● WRITTEN INSTRUCTION: Produce a word-for-word copy of the listing below without its pictures.
--*--
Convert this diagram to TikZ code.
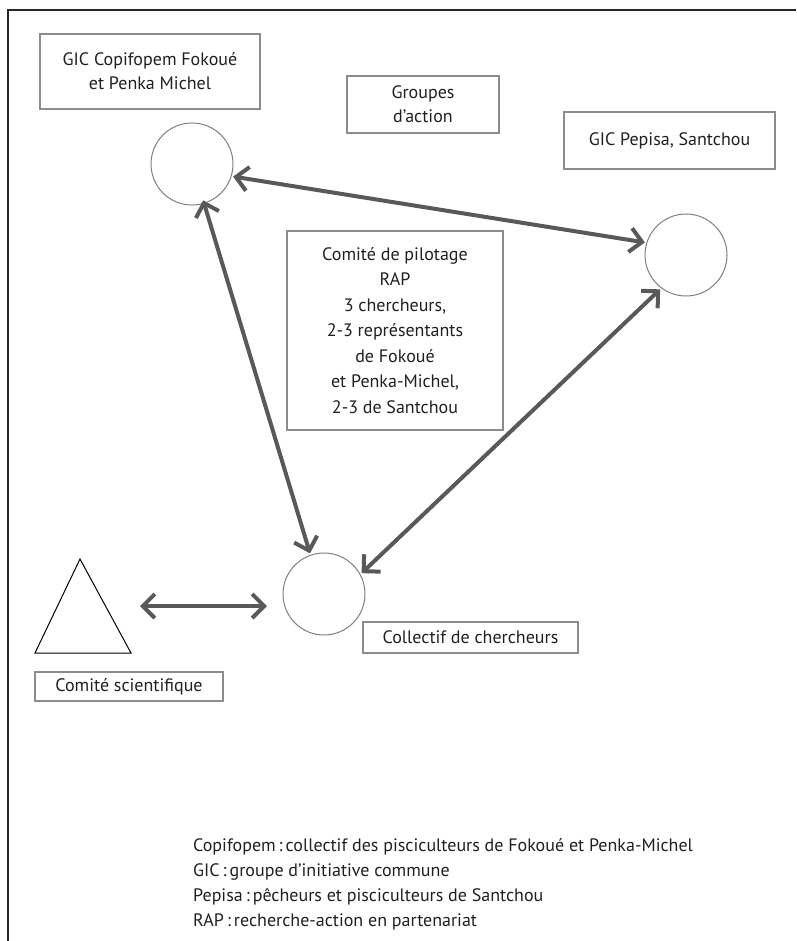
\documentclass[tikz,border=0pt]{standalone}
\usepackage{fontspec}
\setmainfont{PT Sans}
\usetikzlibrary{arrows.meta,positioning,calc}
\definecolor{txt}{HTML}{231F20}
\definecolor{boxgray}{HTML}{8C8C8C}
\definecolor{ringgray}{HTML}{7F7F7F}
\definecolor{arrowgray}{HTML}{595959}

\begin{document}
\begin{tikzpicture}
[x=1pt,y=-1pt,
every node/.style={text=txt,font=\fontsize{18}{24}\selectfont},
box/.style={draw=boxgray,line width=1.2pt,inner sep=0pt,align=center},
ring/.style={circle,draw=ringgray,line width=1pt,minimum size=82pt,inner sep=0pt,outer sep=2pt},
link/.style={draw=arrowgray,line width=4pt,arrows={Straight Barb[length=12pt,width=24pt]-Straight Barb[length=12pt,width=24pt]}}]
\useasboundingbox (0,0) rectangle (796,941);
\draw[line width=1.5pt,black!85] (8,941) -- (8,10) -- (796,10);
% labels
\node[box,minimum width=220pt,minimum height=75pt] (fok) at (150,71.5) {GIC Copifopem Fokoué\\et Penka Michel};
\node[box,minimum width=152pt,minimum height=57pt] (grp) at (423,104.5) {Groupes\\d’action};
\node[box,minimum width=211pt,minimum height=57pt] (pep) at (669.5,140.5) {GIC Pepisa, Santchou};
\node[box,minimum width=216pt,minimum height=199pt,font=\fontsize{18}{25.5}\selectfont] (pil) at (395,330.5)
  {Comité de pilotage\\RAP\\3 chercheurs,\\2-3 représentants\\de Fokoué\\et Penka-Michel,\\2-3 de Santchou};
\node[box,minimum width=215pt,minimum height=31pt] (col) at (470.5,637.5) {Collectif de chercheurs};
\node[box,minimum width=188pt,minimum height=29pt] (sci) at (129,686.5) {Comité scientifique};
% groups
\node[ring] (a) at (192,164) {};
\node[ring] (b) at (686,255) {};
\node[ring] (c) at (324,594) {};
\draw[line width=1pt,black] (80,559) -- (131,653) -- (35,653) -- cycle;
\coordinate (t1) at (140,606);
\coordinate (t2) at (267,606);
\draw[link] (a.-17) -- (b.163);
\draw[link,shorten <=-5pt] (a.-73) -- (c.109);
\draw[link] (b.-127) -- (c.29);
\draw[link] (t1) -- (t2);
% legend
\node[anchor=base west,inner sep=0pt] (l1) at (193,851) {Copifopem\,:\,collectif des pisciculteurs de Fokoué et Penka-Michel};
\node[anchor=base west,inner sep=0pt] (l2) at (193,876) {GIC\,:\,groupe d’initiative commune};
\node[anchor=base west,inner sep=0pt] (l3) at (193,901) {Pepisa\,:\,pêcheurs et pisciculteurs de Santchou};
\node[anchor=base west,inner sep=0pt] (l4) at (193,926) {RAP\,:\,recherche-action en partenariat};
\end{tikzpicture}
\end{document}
--*--
● OUTPUT OF THE EXERCISE:
Convert this diagram to TikZ code.
\documentclass[tikz,border=0pt]{standalone}
\usepackage{fontspec}
\setmainfont{PT Sans}
\usetikzlibrary{arrows.meta,positioning,calc}
\definecolor{txt}{HTML}{231F20}
\definecolor{boxgray}{HTML}{8C8C8C}
\definecolor{ringgray}{HTML}{7F7F7F}
\definecolor{arrowgray}{HTML}{595959}

\begin{document}
\begin{tikzpicture}
[x=1pt,y=-1pt,
every node/.style={text=txt,font=\fontsize{18}{24}\selectfont},
box/.style={draw=boxgray,line width=1.2pt,inner sep=0pt,align=center},
ring/.style={circle,draw=ringgray,line width=1pt,minimum size=82pt,inner sep=0pt,outer sep=2pt},
link/.style={draw=arrowgray,line width=4pt,arrows={Straight Barb[length=12pt,width=24pt]-Straight Barb[length=12pt,width=24pt]}}]
\useasboundingbox (0,0) rectangle (796,941);
\draw[line width=1.5pt,black!85] (8,941) -- (8,10) -- (796,10);
% labels
\node[box,minimum width=220pt,minimum height=75pt] (fok) at (150,71.5) {GIC Copifopem Fokoué\\et Penka Michel};
\node[box,minimum width=152pt,minimum height=57pt] (grp) at (423,104.5) {Groupes\\d’action};
\node[box,minimum width=211pt,minimum height=57pt] (pep) at (669.5,140.5) {GIC Pepisa, Santchou};
\node[box,minimum width=216pt,minimum height=199pt,font=\fontsize{18}{25.5}\selectfont] (pil) at (395,330.5)
  {Comité de pilotage\\RAP\\3 chercheurs,\\2-3 représentants\\de Fokoué\\et Penka-Michel,\\2-3 de Santchou};
\node[box,minimum width=215pt,minimum height=31pt] (col) at (470.5,637.5) {Collectif de chercheurs};
\node[box,minimum width=188pt,minimum height=29pt] (sci) at (129,686.5) {Comité scientifique};
% groups
\node[ring] (a) at (192,164) {};
\node[ring] (b) at (686,255) {};
\node[ring] (c) at (324,594) {};
\draw[line width=1pt,black] (80,559) -- (131,653) -- (35,653) -- cycle;
\coordinate (t1) at (140,606);
\coordinate (t2) at (267,606);
\draw[link] (a.-17) -- (b.163);
\draw[link,shorten <=-5pt] (a.-73) -- (c.109);
\draw[link] (b.-127) -- (c.29);
\draw[link] (t1) -- (t2);
% legend
\node[anchor=base west,inner sep=0pt] (l1) at (193,851) {Copifopem\,:\,collectif des pisciculteurs de Fokoué et Penka-Michel};
\node[anchor=base west,inner sep=0pt] (l2) at (193,876) {GIC\,:\,groupe d’initiative commune};
\node[anchor=base west,inner sep=0pt] (l3) at (193,901) {Pepisa\,:\,pêcheurs et pisciculteurs de Santchou};
\node[anchor=base west,inner sep=0pt] (l4) at (193,926) {RAP\,:\,recherche-action en partenariat};
\end{tikzpicture}
\end{document}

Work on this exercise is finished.